No images are to be carried over; print all other material exactly as it stands.

━━ DATA

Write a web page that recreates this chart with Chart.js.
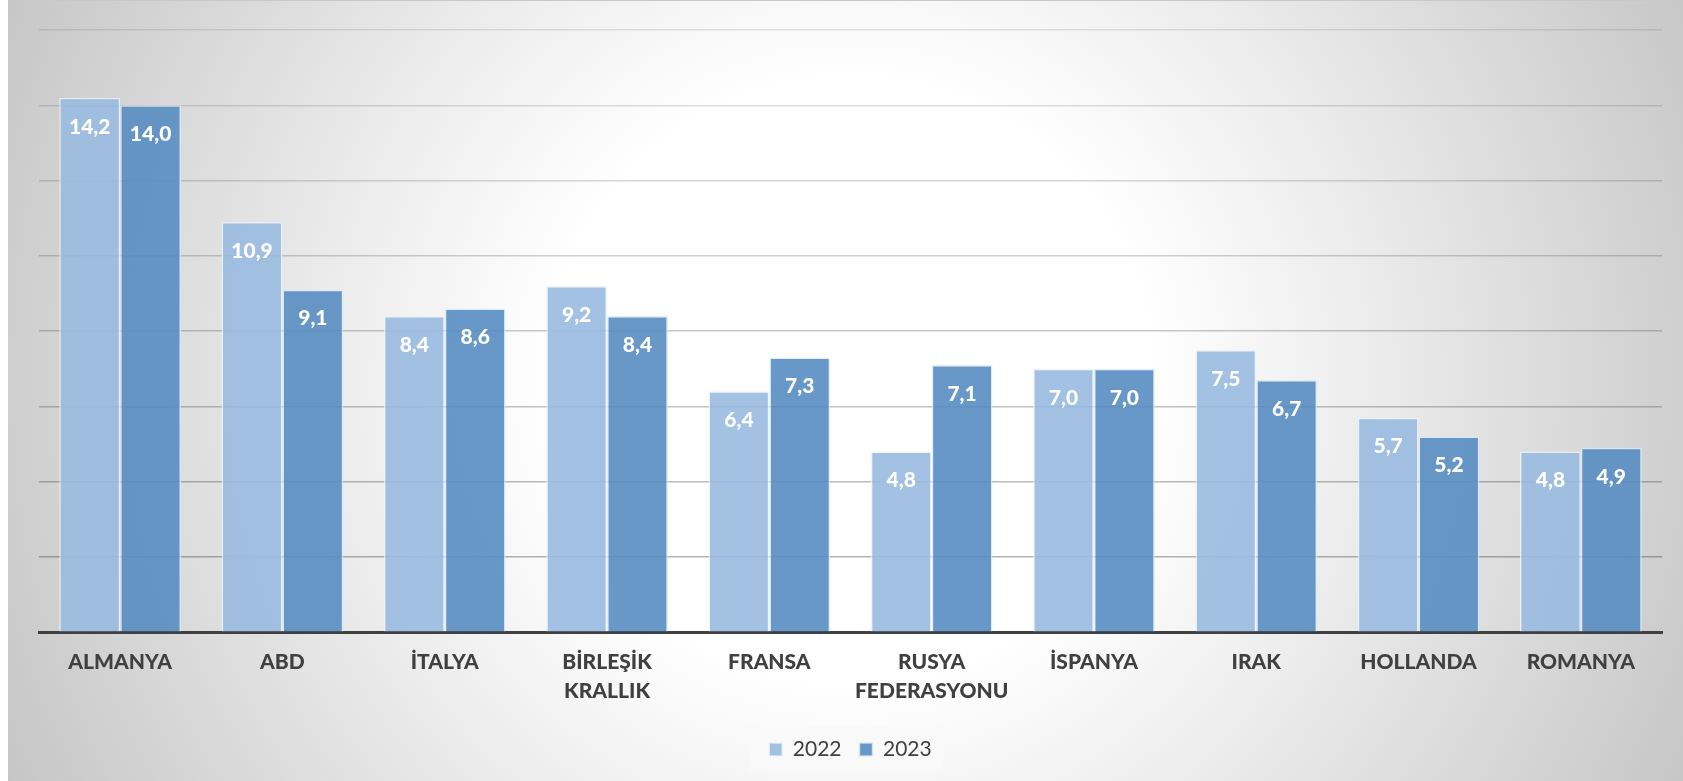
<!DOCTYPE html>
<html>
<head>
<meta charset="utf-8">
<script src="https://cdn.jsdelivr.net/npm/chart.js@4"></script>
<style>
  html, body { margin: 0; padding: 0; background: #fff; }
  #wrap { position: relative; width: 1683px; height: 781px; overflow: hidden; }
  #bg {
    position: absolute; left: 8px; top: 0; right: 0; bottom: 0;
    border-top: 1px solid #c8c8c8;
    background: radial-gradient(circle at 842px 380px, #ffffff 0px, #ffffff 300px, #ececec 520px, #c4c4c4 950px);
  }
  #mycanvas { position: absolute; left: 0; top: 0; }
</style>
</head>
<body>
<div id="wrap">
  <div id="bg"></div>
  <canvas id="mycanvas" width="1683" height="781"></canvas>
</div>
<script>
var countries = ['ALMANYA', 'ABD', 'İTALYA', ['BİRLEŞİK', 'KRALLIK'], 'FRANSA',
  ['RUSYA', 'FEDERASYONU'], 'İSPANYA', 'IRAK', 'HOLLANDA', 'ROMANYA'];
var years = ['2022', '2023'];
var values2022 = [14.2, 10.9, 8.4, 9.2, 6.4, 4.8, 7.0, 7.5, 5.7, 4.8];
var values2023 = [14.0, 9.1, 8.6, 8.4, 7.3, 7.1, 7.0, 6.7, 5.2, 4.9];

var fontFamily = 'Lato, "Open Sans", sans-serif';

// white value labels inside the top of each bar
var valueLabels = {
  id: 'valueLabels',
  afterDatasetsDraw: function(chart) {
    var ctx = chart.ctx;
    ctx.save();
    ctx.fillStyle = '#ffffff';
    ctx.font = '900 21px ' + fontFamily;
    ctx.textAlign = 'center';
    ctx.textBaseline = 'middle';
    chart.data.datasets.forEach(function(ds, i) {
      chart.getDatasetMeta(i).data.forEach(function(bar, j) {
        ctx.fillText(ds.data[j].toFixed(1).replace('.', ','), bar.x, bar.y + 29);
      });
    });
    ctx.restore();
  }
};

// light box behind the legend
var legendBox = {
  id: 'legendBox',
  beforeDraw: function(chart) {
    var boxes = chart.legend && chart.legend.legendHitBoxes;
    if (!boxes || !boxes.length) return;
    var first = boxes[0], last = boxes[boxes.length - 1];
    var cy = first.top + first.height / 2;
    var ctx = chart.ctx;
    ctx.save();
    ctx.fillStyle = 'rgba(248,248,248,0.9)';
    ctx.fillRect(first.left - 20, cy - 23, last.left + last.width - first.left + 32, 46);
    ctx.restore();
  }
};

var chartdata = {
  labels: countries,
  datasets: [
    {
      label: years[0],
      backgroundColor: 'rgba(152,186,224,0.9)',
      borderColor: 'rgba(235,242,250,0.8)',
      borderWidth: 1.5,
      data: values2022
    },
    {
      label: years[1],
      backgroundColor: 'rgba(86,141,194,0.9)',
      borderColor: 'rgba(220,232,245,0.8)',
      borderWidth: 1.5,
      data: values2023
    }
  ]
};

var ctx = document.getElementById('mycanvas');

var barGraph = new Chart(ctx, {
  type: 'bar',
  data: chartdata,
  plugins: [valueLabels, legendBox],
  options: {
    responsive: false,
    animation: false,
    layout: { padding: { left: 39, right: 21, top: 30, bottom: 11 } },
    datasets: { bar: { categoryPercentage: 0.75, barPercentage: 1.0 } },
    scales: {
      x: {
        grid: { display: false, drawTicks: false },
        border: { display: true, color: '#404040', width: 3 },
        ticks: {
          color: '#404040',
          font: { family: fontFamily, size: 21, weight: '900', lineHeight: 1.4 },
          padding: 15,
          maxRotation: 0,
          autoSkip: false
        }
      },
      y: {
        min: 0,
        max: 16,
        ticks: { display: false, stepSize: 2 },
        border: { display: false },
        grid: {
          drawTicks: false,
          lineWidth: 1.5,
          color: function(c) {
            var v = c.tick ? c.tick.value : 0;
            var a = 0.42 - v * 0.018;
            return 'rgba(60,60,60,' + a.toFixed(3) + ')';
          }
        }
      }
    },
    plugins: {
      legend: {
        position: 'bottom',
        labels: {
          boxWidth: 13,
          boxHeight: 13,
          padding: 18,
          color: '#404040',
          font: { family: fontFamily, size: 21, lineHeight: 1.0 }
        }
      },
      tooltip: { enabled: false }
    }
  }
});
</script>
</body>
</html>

━━━━

**FULL SOLUTION**
Write a web page that recreates this chart with Chart.js.
<!DOCTYPE html>
<html>
<head>
<meta charset="utf-8">
<script src="https://cdn.jsdelivr.net/npm/chart.js@4"></script>
<style>
  html, body { margin: 0; padding: 0; background: #fff; }
  #wrap { position: relative; width: 1683px; height: 781px; overflow: hidden; }
  #bg {
    position: absolute; left: 8px; top: 0; right: 0; bottom: 0;
    border-top: 1px solid #c8c8c8;
    background: radial-gradient(circle at 842px 380px, #ffffff 0px, #ffffff 300px, #ececec 520px, #c4c4c4 950px);
  }
  #mycanvas { position: absolute; left: 0; top: 0; }
</style>
</head>
<body>
<div id="wrap">
  <div id="bg"></div>
  <canvas id="mycanvas" width="1683" height="781"></canvas>
</div>
<script>
var countries = ['ALMANYA', 'ABD', 'İTALYA', ['BİRLEŞİK', 'KRALLIK'], 'FRANSA',
  ['RUSYA', 'FEDERASYONU'], 'İSPANYA', 'IRAK', 'HOLLANDA', 'ROMANYA'];
var years = ['2022', '2023'];
var values2022 = [14.2, 10.9, 8.4, 9.2, 6.4, 4.8, 7.0, 7.5, 5.7, 4.8];
var values2023 = [14.0, 9.1, 8.6, 8.4, 7.3, 7.1, 7.0, 6.7, 5.2, 4.9];

var fontFamily = 'Lato, "Open Sans", sans-serif';

// white value labels inside the top of each bar
var valueLabels = {
  id: 'valueLabels',
  afterDatasetsDraw: function(chart) {
    var ctx = chart.ctx;
    ctx.save();
    ctx.fillStyle = '#ffffff';
    ctx.font = '900 21px ' + fontFamily;
    ctx.textAlign = 'center';
    ctx.textBaseline = 'middle';
    chart.data.datasets.forEach(function(ds, i) {
      chart.getDatasetMeta(i).data.forEach(function(bar, j) {
        ctx.fillText(ds.data[j].toFixed(1).replace('.', ','), bar.x, bar.y + 29);
      });
    });
    ctx.restore();
  }
};

// light box behind the legend
var legendBox = {
  id: 'legendBox',
  beforeDraw: function(chart) {
    var boxes = chart.legend && chart.legend.legendHitBoxes;
    if (!boxes || !boxes.length) return;
    var first = boxes[0], last = boxes[boxes.length - 1];
    var cy = first.top + first.height / 2;
    var ctx = chart.ctx;
    ctx.save();
    ctx.fillStyle = 'rgba(248,248,248,0.9)';
    ctx.fillRect(first.left - 20, cy - 23, last.left + last.width - first.left + 32, 46);
    ctx.restore();
  }
};

var chartdata = {
  labels: countries,
  datasets: [
    {
      label: years[0],
      backgroundColor: 'rgba(152,186,224,0.9)',
      borderColor: 'rgba(235,242,250,0.8)',
      borderWidth: 1.5,
      data: values2022
    },
    {
      label: years[1],
      backgroundColor: 'rgba(86,141,194,0.9)',
      borderColor: 'rgba(220,232,245,0.8)',
      borderWidth: 1.5,
      data: values2023
    }
  ]
};

var ctx = document.getElementById('mycanvas');

var barGraph = new Chart(ctx, {
  type: 'bar',
  data: chartdata,
  plugins: [valueLabels, legendBox],
  options: {
    responsive: false,
    animation: false,
    layout: { padding: { left: 39, right: 21, top: 30, bottom: 11 } },
    datasets: { bar: { categoryPercentage: 0.75, barPercentage: 1.0 } },
    scales: {
      x: {
        grid: { display: false, drawTicks: false },
        border: { display: true, color: '#404040', width: 3 },
        ticks: {
          color: '#404040',
          font: { family: fontFamily, size: 21, weight: '900', lineHeight: 1.4 },
          padding: 15,
          maxRotation: 0,
          autoSkip: false
        }
      },
      y: {
        min: 0,
        max: 16,
        ticks: { display: false, stepSize: 2 },
        border: { display: false },
        grid: {
          drawTicks: false,
          lineWidth: 1.5,
          color: function(c) {
            var v = c.tick ? c.tick.value : 0;
            var a = 0.42 - v * 0.018;
            return 'rgba(60,60,60,' + a.toFixed(3) + ')';
          }
        }
      }
    },
    plugins: {
      legend: {
        position: 'bottom',
        labels: {
          boxWidth: 13,
          boxHeight: 13,
          padding: 18,
          color: '#404040',
          font: { family: fontFamily, size: 21, lineHeight: 1.0 }
        }
      },
      tooltip: { enabled: false }
    }
  }
});
</script>
</body>
</html>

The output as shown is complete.